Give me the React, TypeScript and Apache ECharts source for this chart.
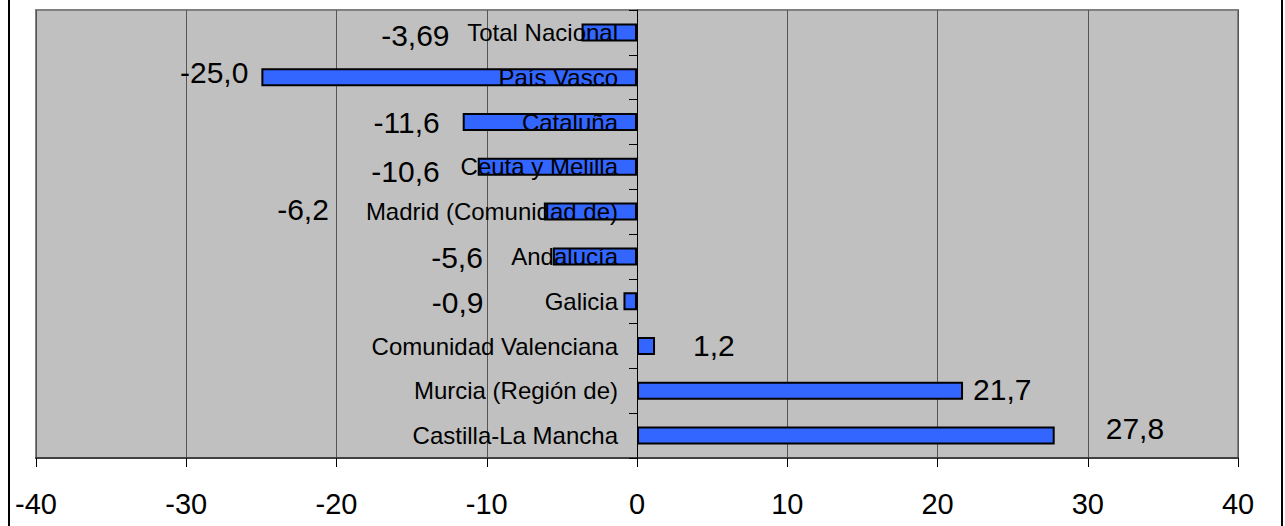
import React, { useEffect, useRef } from "react";
import * as echarts from "echarts";

const categories = [
  "Total Nacional",
  "País Vasco",
  "Cataluña",
  "Ceuta y Melilla",
  "Madrid (Comunidad de)",
  "Andalucía",
  "Galicia",
  "Comunidad Valenciana",
  "Murcia (Región de)",
  "Castilla-La Mancha",
];
const values = [-3.69, -25.0, -11.6, -10.6, -6.2, -5.6, -0.9, 1.2, 21.7, 27.8];
const labelDecimals = [2, 1, 1, 1, 1, 1, 1, 1, 1, 1];
const xTicks = { min: -40, max: 40, interval: 10 };

// hand-placed data label nudges (distance from bar end, vertical shift), as in the original
const labelDistance = [132, 13, 23, 38, 215, 70, 140, 38, 10, 51];
const labelShiftY = [3, -5, 0, 5, -2, 1, 1, -1, -1, -7];

const FONT = "'Liberation Sans', Arial, sans-serif";
const GRID_LEFT = 36;
const GRID_RIGHT = 47;
const CHART_W = 1285;

function fmt(v: number, d: number) {
  return v.toFixed(d).replace(".", ",");
}

export default function App() {
  const ref = useRef<HTMLDivElement>(null);
  useEffect(() => {
    if (!ref.current) return;
    const chart = echarts.init(ref.current, undefined, { renderer: "svg" });
    const data = values.map((v, i) => ({
      value: v,
      label: {
        show: true,
        position: v < 0 ? "left" : "right",
        distance: labelDistance[i],
        offset: [0, labelShiftY[i]],
        formatter: fmt(v, labelDecimals[i]),
      },
    }));
    const plotW = CHART_W - GRID_LEFT - GRID_RIGHT;
    const zeroShift = (plotW * (0 - xTicks.min)) / (xTicks.max - xTicks.min);
    chart.setOption({
      animation: false,
      grid: {
        left: GRID_LEFT,
        right: GRID_RIGHT,
        top: 10,
        bottom: 68,
        containLabel: false,
        outerBoundsMode: "none",
        show: true,
        backgroundColor: "#C0C0C0",
        borderColor: "#808080",
        borderWidth: 2,
      },
      xAxis: {
        type: "value",
        min: xTicks.min,
        max: xTicks.max,
        interval: xTicks.interval,
        position: "bottom",
        axisLine: { show: true, onZero: false, lineStyle: { color: "#404040", width: 2 } },
        axisTick: { show: true, length: 9, lineStyle: { color: "#000", width: 1 } },
        axisLabel: { fontSize: 29, color: "#000", margin: 31, fontFamily: FONT },
        splitLine: { show: true, lineStyle: { color: "#555", width: 1 } },
      },
      yAxis: {
        type: "category",
        inverse: true,
        data: categories,
        position: "left",
        offset: -zeroShift,
        z: 10,
        axisLine: { show: true, onZero: false, lineStyle: { color: "#000", width: 1 } },
        axisTick: { show: true, length: 8, lineStyle: { color: "#000", width: 1 } },
        axisLabel: { fontSize: 24, color: "#000", margin: 19, fontFamily: FONT },
        splitLine: { show: false },
      },
      series: [
        {
          type: "bar",
          data,
          barWidth: 18,
          itemStyle: { color: "#3366FF", borderColor: "#000", borderWidth: 2 },
          label: { fontSize: 30, color: "#000", fontFamily: FONT },
        },
      ],
      graphic: [
        { type: "line", shape: { x1: 9, y1: 0, x2: 9, y2: 526 }, style: { stroke: "#000", lineWidth: 2 } },
        { type: "line", shape: { x1: 1282, y1: 0, x2: 1282, y2: 526 }, style: { stroke: "#000", lineWidth: 2 } },
      ],
    });
    return () => chart.dispose();
  }, []);
  return (
    <div
      ref={ref}
      style={{ position: "fixed", left: 0, top: 0, width: 1285, height: 526, background: "#fff" }}
    />
  );
}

· · · · · · ·

→ WORK TO DO
Leave the pictures out and copy the rest of the data exactly.

→ FULL ANSWER
Give me the React, TypeScript and Apache ECharts source for this chart.
import React, { useEffect, useRef } from "react";
import * as echarts from "echarts";

const categories = [
  "Total Nacional",
  "País Vasco",
  "Cataluña",
  "Ceuta y Melilla",
  "Madrid (Comunidad de)",
  "Andalucía",
  "Galicia",
  "Comunidad Valenciana",
  "Murcia (Región de)",
  "Castilla-La Mancha",
];
const values = [-3.69, -25.0, -11.6, -10.6, -6.2, -5.6, -0.9, 1.2, 21.7, 27.8];
const labelDecimals = [2, 1, 1, 1, 1, 1, 1, 1, 1, 1];
const xTicks = { min: -40, max: 40, interval: 10 };

// hand-placed data label nudges (distance from bar end, vertical shift), as in the original
const labelDistance = [132, 13, 23, 38, 215, 70, 140, 38, 10, 51];
const labelShiftY = [3, -5, 0, 5, -2, 1, 1, -1, -1, -7];

const FONT = "'Liberation Sans', Arial, sans-serif";
const GRID_LEFT = 36;
const GRID_RIGHT = 47;
const CHART_W = 1285;

function fmt(v: number, d: number) {
  return v.toFixed(d).replace(".", ",");
}

export default function App() {
  const ref = useRef<HTMLDivElement>(null);
  useEffect(() => {
    if (!ref.current) return;
    const chart = echarts.init(ref.current, undefined, { renderer: "svg" });
    const data = values.map((v, i) => ({
      value: v,
      label: {
        show: true,
        position: v < 0 ? "left" : "right",
        distance: labelDistance[i],
        offset: [0, labelShiftY[i]],
        formatter: fmt(v, labelDecimals[i]),
      },
    }));
    const plotW = CHART_W - GRID_LEFT - GRID_RIGHT;
    const zeroShift = (plotW * (0 - xTicks.min)) / (xTicks.max - xTicks.min);
    chart.setOption({
      animation: false,
      grid: {
        left: GRID_LEFT,
        right: GRID_RIGHT,
        top: 10,
        bottom: 68,
        containLabel: false,
        outerBoundsMode: "none",
        show: true,
        backgroundColor: "#C0C0C0",
        borderColor: "#808080",
        borderWidth: 2,
      },
      xAxis: {
        type: "value",
        min: xTicks.min,
        max: xTicks.max,
        interval: xTicks.interval,
        position: "bottom",
        axisLine: { show: true, onZero: false, lineStyle: { color: "#404040", width: 2 } },
        axisTick: { show: true, length: 9, lineStyle: { color: "#000", width: 1 } },
        axisLabel: { fontSize: 29, color: "#000", margin: 31, fontFamily: FONT },
        splitLine: { show: true, lineStyle: { color: "#555", width: 1 } },
      },
      yAxis: {
        type: "category",
        inverse: true,
        data: categories,
        position: "left",
        offset: -zeroShift,
        z: 10,
        axisLine: { show: true, onZero: false, lineStyle: { color: "#000", width: 1 } },
        axisTick: { show: true, length: 8, lineStyle: { color: "#000", width: 1 } },
        axisLabel: { fontSize: 24, color: "#000", margin: 19, fontFamily: FONT },
        splitLine: { show: false },
      },
      series: [
        {
          type: "bar",
          data,
          barWidth: 18,
          itemStyle: { color: "#3366FF", borderColor: "#000", borderWidth: 2 },
          label: { fontSize: 30, color: "#000", fontFamily: FONT },
        },
      ],
      graphic: [
        { type: "line", shape: { x1: 9, y1: 0, x2: 9, y2: 526 }, style: { stroke: "#000", lineWidth: 2 } },
        { type: "line", shape: { x1: 1282, y1: 0, x2: 1282, y2: 526 }, style: { stroke: "#000", lineWidth: 2 } },
      ],
    });
    return () => chart.dispose();
  }, []);
  return (
    <div
      ref={ref}
      style={{ position: "fixed", left: 0, top: 0, width: 1285, height: 526, background: "#fff" }}
    />
  );
}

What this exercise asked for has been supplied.